Since our primary interest is the rsi register, we can simplify the display by explicitly specifying which register(s) to display.
We should examine the byte that rsi is pointing to because that determines whether this jump instruction transfers control or not. The help x command provides a very brief reminder of the codes to use. The character display (c) shows two values for each byte — first in decimal, then the equivalent ASCII letter. We can see that rsi is pointing to the beginning of the text string. I chose to display ten characters to confirm that this is the correct text string.
We use the si command to single-step through a portion of the program. Recall that simply pushing the Enter key repeats the immediately previous gdb command.
The last step in this sequence gave an odd result. It caused the program to execute the call instruction, which took us into the write function. Since write is a library function, gdb does not have access to its source code. Hence, it cannot display the source code for us.

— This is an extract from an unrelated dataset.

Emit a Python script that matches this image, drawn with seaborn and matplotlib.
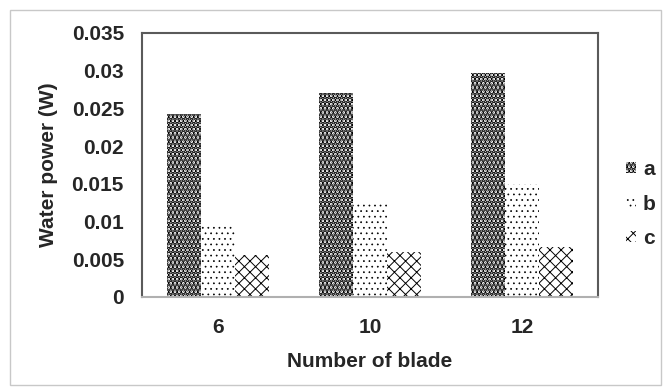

Not wanting to single-step through the write function, I use the cont command. The program displays the first letter of the string, “H”, on the screen, then loops back and breaks again at line 20. I display register rsi and examine the memory it is pointing to. We can see that the pointer variable, aString, is marching through the text string one character at a time.
Continuing the program shows that it will break back into gdb each time through the loop. We are reasonably confident that the loop is executing properly, so we remove the breakpoint in the loop.
With the breakpoint inside the loop removed, continuing the program displays the remainder of the text. Then it breaks at the breakpoint we set outside the loop. Recall that I set the breakpoint at line 37, but the program breaks at line 32. The reason is that there is no instruction on line 37, just a label. The first instruction following the label is on line 38.
I then look at the address in rsi. By examining two bytes previous to where it is currently pointing, we can easily see the last two characters that the program displayed before reaching the NUL character. And it is the NUL character that caused the loop to terminate.
Continuing the program, it completes normally. Notice that even though our target program has completed, we are still in gdb. We need to use the q command to exit from gdb.